Série: “Yellowjackets”

Por Cristal Rosa

Afinal, existe algo mais voraz do que ser uma garota?

Eu sei que quando você olha para mim, não vê alguém que deveria temer, mas você está errada.

– Yellowjackets, ep.4, temporada 1

Quando, em 2017, foi anunciada uma adaptação do romance vencedor do prêmio Nobel de Literatura, “Senhor das Moscas”, de William Golding, foi anunciado também que, ao contrário da versão original (que gira em torno da decadência moral de um grupo de meninos ilhados e deixados à própria sorte), esta teria um grupo de meninas. O projeto não se concretizou, mas a recusa expressa pelo público à ideia de que meninas poderiam ser tão ‒ ou mais ‒ violentas do que meninos inspirou a roteirista Ashley Lyle a criar “Yellowjackets”.
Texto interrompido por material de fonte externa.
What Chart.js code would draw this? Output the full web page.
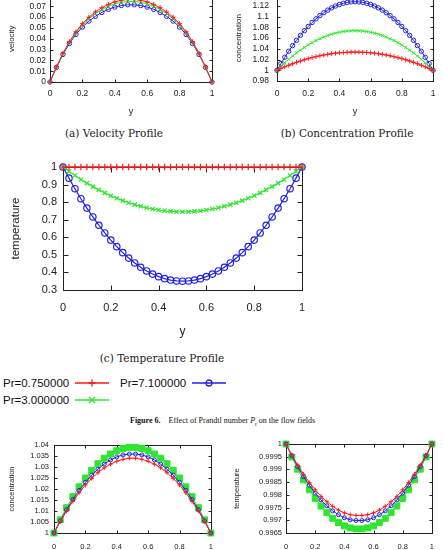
<!DOCTYPE html>
<html><head><meta charset="utf-8">
<script src="https://cdn.jsdelivr.net/npm/chart.js@4.4.1/dist/chart.umd.min.js"></script>
<style>
html,body{margin:0;padding:0;background:#fff;}
body{width:443px;height:550px;overflow:hidden;position:relative;}
canvas{position:absolute;}
.cap{position:absolute;font-family:"DejaVu Serif","Liberation Serif",serif;font-size:10.5px;color:#1a1a1a;white-space:nowrap;transform:translate(-50%,-50%);}
.leg{position:absolute;font-family:"Liberation Sans",Arial,sans-serif;font-size:11.5px;color:#111;white-space:nowrap;line-height:14px;}
.fig{position:absolute;font-family:"Liberation Serif","Times New Roman",serif;font-size:8px;color:#111;white-space:nowrap;line-height:10px;}
svg{position:absolute;}
</style></head><body>
<div class="cap" style="left:114px;top:133px">(a) Velocity Profile</div>
<div class="cap" style="left:347px;top:133px">(b) Concentration Profile</div>
<div class="cap" style="left:162px;top:358px">(c) Temperature Profile</div>

<div class="leg" style="left:3px;top:376px">Pr=0.750000</div>
<svg style="left:74px;top:378px" width="36" height="10"><line x1="1" y1="5" x2="35" y2="5" stroke="#ff1a1a" stroke-width="1.3"/><path d="M18 1.5V8.5M14.5 5H21.5" stroke="#ff1a1a" stroke-width="1.3"/></svg>
<div class="leg" style="left:120px;top:376px">Pr=7.100000</div>
<svg style="left:191px;top:378px" width="36" height="10"><line x1="1" y1="5" x2="35" y2="5" stroke="#2020e0" stroke-width="1.3"/><circle cx="18" cy="5" r="3" fill="none" stroke="#2020e0" stroke-width="1.3"/></svg>
<div class="leg" style="left:3px;top:393px">Pr=3.000000</div>
<svg style="left:74px;top:395px" width="36" height="10"><line x1="1" y1="5" x2="35" y2="5" stroke="#2ee62e" stroke-width="1.3"/><path d="M15 2L21 8M21 2L15 8" stroke="#2ee62e" stroke-width="1.3"/></svg>

<div class="fig" style="left:130px;top:416px"><b>Figure 6.</b>&nbsp;&nbsp;&nbsp; Effect of Prandtl number <i>P</i><sub style="font-size:5.5px">r</sub> on the flow fields</div>

<script>
// ---------------- data ----------------
const yCoarse = [0,0.04,0.08,0.12,0.16,0.2,0.24,0.28,0.32,0.36,0.4,0.44,0.48,0.52,0.56,0.6,0.64,0.68,0.72,0.76,0.8,0.84,0.88,0.92,0.96,1];
const yFine = [0,0.025,0.05,0.075,0.1,0.125,0.15,0.175,0.2,0.225,0.25,0.275,0.3,0.325,0.35,0.375,0.4,0.425,0.45,0.475,0.5,0.525,0.55,0.575,0.6,0.625,0.65,0.675,0.7,0.725,0.75,0.775,0.8,0.825,0.85,0.875,0.9,0.925,0.95,0.975,1];

const seriesNames = ['Pr=0.750000','Pr=3.000000','Pr=7.100000'];

const velRed   = [0,0.0140,0.0266,0.0373,0.0464,0.0539,0.0599,0.0648,0.0687,0.0718,0.0741,0.0756,0.0764,0.0764,0.0756,0.0741,0.0718,0.0687,0.0648,0.0599,0.0539,0.0464,0.0373,0.0266,0.0140,0];
const velGreen = [0,0.0138,0.0262,0.0367,0.0456,0.0528,0.0586,0.0633,0.0671,0.0701,0.0723,0.0737,0.0745,0.0745,0.0737,0.0723,0.0701,0.0671,0.0633,0.0586,0.0528,0.0456,0.0367,0.0262,0.0138,0];
const velBlue  = [0,0.0135,0.0255,0.0355,0.0440,0.0508,0.0563,0.0607,0.0643,0.0672,0.0693,0.0707,0.0714,0.0714,0.0707,0.0693,0.0672,0.0643,0.0607,0.0563,0.0508,0.0440,0.0355,0.0255,0.0135,0];

const concRed   = [1,1.0033,1.0065,1.0094,1.0122,1.0149,1.0173,1.0196,1.0218,1.0237,1.0255,1.0271,1.0286,1.0298,1.0309,1.0319,1.0326,1.0332,1.0337,1.0339,1.034,1.0339,1.0337,1.0332,1.0326,1.0319,1.0309,1.0298,1.0286,1.0271,1.0255,1.0237,1.0218,1.0196,1.0173,1.0149,1.0122,1.0094,1.0065,1.0033,1];
const concGreen = [1,1.0072,1.0141,1.0205,1.0266,1.0324,1.0377,1.0427,1.0474,1.0516,1.0555,1.059,1.0622,1.0649,1.0673,1.0694,1.071,1.0723,1.0733,1.0738,1.074,1.0738,1.0733,1.0723,1.071,1.0694,1.0673,1.0649,1.0622,1.059,1.0555,1.0516,1.0474,1.0427,1.0377,1.0324,1.0266,1.0205,1.0141,1.0072,1];
const concBlue  = [1,1.0125,1.0243,1.0355,1.0461,1.056,1.0653,1.0739,1.0819,1.0893,1.096,1.1021,1.1075,1.1123,1.1165,1.12,1.1229,1.1251,1.1267,1.1277,1.128,1.1277,1.1267,1.1251,1.1229,1.12,1.1165,1.1123,1.1075,1.1021,1.096,1.0893,1.0819,1.0739,1.0653,1.056,1.0461,1.0355,1.0243,1.0125,1];

const tempRed   = [1,1,1,1,1,1,1,1,1,1,1,1,1,1,1,1,1,1,1,1,1,1,1,1,1,1,1,1,1,1,1,1,1,1,1,1,1,1,1,1,1];
const tempGreen = [1,0.9751,0.9516,0.9292,0.9082,0.8884,0.87,0.8527,0.8368,0.8221,0.8088,0.7966,0.7858,0.7762,0.768,0.7609,0.7552,0.7507,0.7476,0.7456,0.745,0.7456,0.7476,0.7507,0.7552,0.7609,0.768,0.7762,0.7858,0.7966,0.8088,0.8221,0.8368,0.8527,0.87,0.8884,0.9082,0.9292,0.9516,0.9751,1];
const tempBlue  = [1,0.9366,0.8765,0.8196,0.766,0.7156,0.6685,0.6246,0.584,0.5466,0.5125,0.4816,0.454,0.4296,0.4085,0.3906,0.376,0.3646,0.3565,0.3516,0.35,0.3516,0.3565,0.3646,0.376,0.3906,0.4085,0.4296,0.454,0.4816,0.5125,0.5466,0.584,0.6246,0.6685,0.7156,0.766,0.8196,0.8765,0.9366,1];

const botConcRed   = [1,1.0052,1.01,1.0144,1.0183,1.0218,1.0248,1.0274,1.0296,1.0313,1.0326,1.0335,1.034,1.034,1.0335,1.0326,1.0313,1.0296,1.0274,1.0248,1.0218,1.0183,1.0144,1.01,1.0052,1];
const botConcBlue  = [1,1.0055,1.0106,1.0152,1.0194,1.023,1.0263,1.029,1.0313,1.0332,1.0346,1.0355,1.0359,1.0359,1.0355,1.0346,1.0332,1.0313,1.029,1.0263,1.023,1.0194,1.0152,1.0106,1.0055,1];
const botConcGreen = [1,1.006,1.0115,1.0165,1.021,1.025,1.0285,1.0315,1.034,1.0359,1.0374,1.0384,1.0389,1.0389,1.0384,1.0374,1.0359,1.034,1.0315,1.0285,1.025,1.021,1.0165,1.0115,1.006,1];

const botTempRed   = [1,0.99957,0.99917,0.99881,0.99848,0.9982,0.99794,0.99773,0.99755,0.9974,0.99729,0.99722,0.99719,0.99719,0.99722,0.99729,0.9974,0.99755,0.99773,0.99794,0.9982,0.99848,0.99881,0.99917,0.99957,1];
const botTempBlue  = [1,0.99954,0.99911,0.99872,0.99838,0.99807,0.9978,0.99757,0.99737,0.99722,0.9971,0.99702,0.99699,0.99699,0.99702,0.9971,0.99722,0.99737,0.99757,0.9978,0.99807,0.99838,0.99872,0.99911,0.99954,1];
const botTempGreen = [1,0.99949,0.99901,0.99859,0.9982,0.99786,0.99756,0.9973,0.99708,0.99691,0.99678,0.9967,0.99666,0.99666,0.9967,0.99678,0.99691,0.99708,0.9973,0.99756,0.99786,0.9982,0.99859,0.99901,0.99949,1];

const xTickVals     = [0,0.2,0.4,0.6,0.8,1];
const velTickVals   = [0,0.01,0.02,0.03,0.04,0.05,0.06,0.07,0.08];
const concTickVals  = [0.98,1,1.02,1.04,1.06,1.08,1.1,1.12,1.14];
const tempTickVals  = [0.3,0.4,0.5,0.6,0.7,0.8,0.9,1];
const bConcTickVals = [1,1.005,1.01,1.015,1.02,1.025,1.03,1.035,1.04];
const bTempTickVals = [0.9965,0.997,0.9975,0.998,0.9985,0.999,0.9995,1];

// ---------------- styles ----------------
const RED='#ff1a1a', GREEN='#2ee62e', BLUE='#2020e0';
const SANS='"Liberation Sans", Arial, sans-serif';

const framePlugin = {
  id:'frame',
  beforeDatasetsDraw(chart, args, o){
    const {ctx, chartArea:a, scales:{x,y}} = chart;
    const tl = o.tl || 4;
    const L=Math.round(a.left)+0.5, R=Math.round(a.right)+0.5, T=Math.round(a.top)+0.5, B=Math.round(a.bottom)+0.5;
    ctx.save();
    ctx.strokeStyle='#222'; ctx.lineWidth=1;
    ctx.beginPath();
    x.ticks.forEach(t=>{const p=Math.round(x.getPixelForValue(t.value))+0.5; ctx.moveTo(p,B); ctx.lineTo(p,B-tl); ctx.moveTo(p,T); ctx.lineTo(p,T+tl);});
    y.ticks.forEach(t=>{const p=Math.round(y.getPixelForValue(t.value))+0.5; ctx.moveTo(L,p); ctx.lineTo(L+tl,p); ctx.moveTo(R,p); ctx.lineTo(R-tl,p);});
    ctx.stroke();
    ctx.strokeRect(L,T,R-L,B-T);
    ctx.restore();
  }
};

function ds(label, xs, ys, color, style, r, bw){
  return {label, data: xs.map((x,i)=>({x, y: ys[i]})), borderColor: color, backgroundColor: color,
    pointStyle: style, pointRadius: r, pointBorderColor: color,
    pointBackgroundColor: style==='rect' ? color : 'rgba(0,0,0,0)',
    pointBorderWidth: bw||1, borderWidth: bw||1, tension: 0, clip: false};
}

function mk(c){
  const cv=document.createElement('canvas');
  cv.width=c.W; cv.height=c.H;
  cv.style.left=c.L+'px'; cv.style.top=c.T+'px'; cv.style.width=c.W+'px'; cv.style.height=c.H+'px';
  document.body.appendChild(cv);
  const fmt = v => String(Number(v.toFixed(6)));
  new Chart(cv, {
    type:'line',
    data:{datasets:c.datasets},
    plugins:[framePlugin],
    options:{
      responsive:false, animation:false, events:[],
      layout:{padding:{left:0, top:c.y0-c.T, right:c.L+c.W-c.x1, bottom:0}},
      plugins:{legend:{display:false}, tooltip:{enabled:false}, frame:{tl:c.tl}},
      scales:{
        x:{type:'linear', min:0, max:1,
          afterBuildTicks:s=>{s.ticks=xTickVals.map(v=>({value:v}));},
          afterFit:s=>{s.height=c.T+c.H-c.y1;},
          grid:{display:false, drawTicks:false}, border:{display:false},
          ticks:{padding:c.xPad, autoSkip:false, maxRotation:0, color:'#222', font:{family:SANS, size:c.tf}, callback:fmt},
          title:{display:!!c.xTitle, text:c.xTitle||'', color:'#222', font:{family:SANS, size:c.xtf}, padding:{top:0,bottom:c.xTitlePad}}},
        y:{type:'linear', min:c.ymin, max:c.ymax,
          afterBuildTicks:s=>{s.ticks=c.yTicks.map(v=>({value:v}));},
          afterFit:s=>{s.width=c.x0-c.L;},
          grid:{display:false, drawTicks:false}, border:{display:false},
          ticks:{padding:c.yPad, autoSkip:false, color:'#222', font:{family:SANS, size:c.tf}, callback:fmt},
          title:{display:true, text:c.yTitle, color:'#222', font:{family:SANS, size:c.ytf}, padding:{top:c.yTitlePad,bottom:0}}}
      }
    }
  });
}

// (a) velocity
mk({L:0,T:-20,W:222,H:140, x0:50,x1:212,y0:-4.5,y1:82, ymin:0,ymax:0.08, yTicks:velTickVals,
  tf:8.5, xtf:9, ytf:8, xPad:6.8, yPad:4, xTitle:'y', xTitlePad:2.6, yTitle:'velocity', yTitlePad:7.2, tl:3,
  datasets:[ds(seriesNames[0],yCoarse,velRed,RED,'cross',2.4), ds(seriesNames[1],yCoarse,velGreen,GREEN,'crossRot',2.2), ds(seriesNames[2],yCoarse,velBlue,BLUE,'circle',2.2)]});

// (b) concentration
mk({L:222,T:-20,W:221,H:140, x0:277,x1:439,y0:-4.7,y1:81, ymin:0.98,ymax:1.14, yTicks:concTickVals,
  tf:8.5, xtf:9, ytf:8, xPad:7.6, yPad:8, xTitle:'y', xTitlePad:2.6, yTitle:'concentration', yTitlePad:12.2, tl:3,
  datasets:[ds(seriesNames[0],yFine,concRed,RED,'cross',2.4), ds(seriesNames[1],yFine,concGreen,GREEN,'crossRot',2.2), ds(seriesNames[2],yFine,concBlue,BLUE,'circle',2.2)]});

// (c) temperature
mk({L:0,T:150,W:320,H:190, x0:63,x1:302,y0:167,y1:290, ymin:0.3,ymax:1, yTicks:tempTickVals,
  tf:11, xtf:12, ytf:11.5, xPad:11.4, yPad:6, xTitle:'y', xTitlePad:0.8, yTitle:'temperature', yTitlePad:9.1, tl:5,
  datasets:[ds(seriesNames[0],yFine,tempRed,RED,'cross',3.2,1.2), ds(seriesNames[1],yFine,tempGreen,GREEN,'crossRot',3,1.2), ds(seriesNames[2],yFine,tempBlue,BLUE,'circle',3.2,1.2)]});

// bottom-left concentration
mk({L:0,T:425,W:222,H:125, x0:54,x1:212,y0:445,y1:533, ymin:1,ymax:1.04, yTicks:bConcTickVals,
  tf:7.5, xtf:8, ytf:7.5, xPad:9.0, yPad:5, xTitle:'', xTitlePad:0, yTitle:'concentration', yTitlePad:7.5, tl:3,
  datasets:[ds(seriesNames[0],yCoarse,botConcRed,RED,'cross',2.2), ds(seriesNames[2],yCoarse,botConcBlue,BLUE,'circle',2), ds(seriesNames[1],yCoarse,botConcGreen,GREEN,'rect',4.2)]});

// bottom-right temperature
mk({L:222,T:425,W:221,H:125, x0:286,x1:440,y0:444,y1:533, ymin:0.9965,ymax:1, yTicks:bTempTickVals,
  tf:7.5, xtf:8, ytf:7.5, xPad:9.0, yPad:4, xTitle:'', xTitlePad:0, yTitle:'temperature', yTitlePad:10.5, tl:3,
  datasets:[ds(seriesNames[0],yCoarse,botTempRed,RED,'cross',2.2), ds(seriesNames[2],yCoarse,botTempBlue,BLUE,'circle',2), ds(seriesNames[1],yCoarse,botTempGreen,GREEN,'rect',4.2)]});
</script>
</body></html>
Trabalhando com o choque automático de ver adolescentes caçarem e comerem uma de suas colegas de time, “Yellowjackets” mostra a que veio logo na primeira cena. A história acompanha um time de futebol feminino de uma escola da fictícia cidade de Wiskayoky, em Nova Jersey, 1996. As estudantes pegam um avião para Seattle, rumo a uma competição, mas nunca chegam ao seu destino, ao invés disso, ficam perdidas na selva canadense por dezenove meses. Paralelamente, acompanhamos as vidas de quatro sobreviventes em 2021, com as consequências do trauma em suas vidas: Shauna, presa em um casamento monótono com Jeff, resultante da culpa e da relação caótica e obsessiva com a antiga melhor amiga, Jackie. Taissa, candidata ao senado, advogada bem sucedida e secretamente desequilibrada, atormentada pelas memórias da sua ex-namorada e colega de time Van, e por um estranho caso de sonambulismo. Natalie, dependente química em busca de um novo propósito, e, finalmente, Misty, uma enfermeira com (fortes) tendências sádicas e um enorme desejo de retornar à selvageria dos seus anos adolescentes.

Muito além de uma narrativa focada apenas nos dramas da sobrevivência, a série da Showtime reimagina tropos clássicos do horror, transforma o subtexto homoerótico característico do gênero em texto em negrito e surpreende justamente por subverter as expectativas do espectador acostumado a ver mulheres como vítimas torturadas.

Com performances que reafirmam o conteúdo, o elenco conta com Melanie Lynskey ‒ favorita do público LGBT+ desde Almas Gêmeas (1994) e Nunca fui Santa (1999) ‒, Jasmin Savoy Brown, que interpreta uma outra personagem queer na franquia de terror Scream, e a veterana Christina Ricci, sucesso como Wandinha em A Família Addams (1991) e par romântico de Charlize Theron no premiado Monster – Desejo Assassino (2003).

Tendo a fome como um dos principais motifs da história, vemos a voracidade das personagens transbordar para seus relacionamentos, o apetite cresce para além da falta de comida e ameaça ofuscar os limites entre o que é amizade, romance e rivalidade. Aqui, decifrar não é uma opção, só devorar. Afinal, existe algo mais voraz do que ser uma garota?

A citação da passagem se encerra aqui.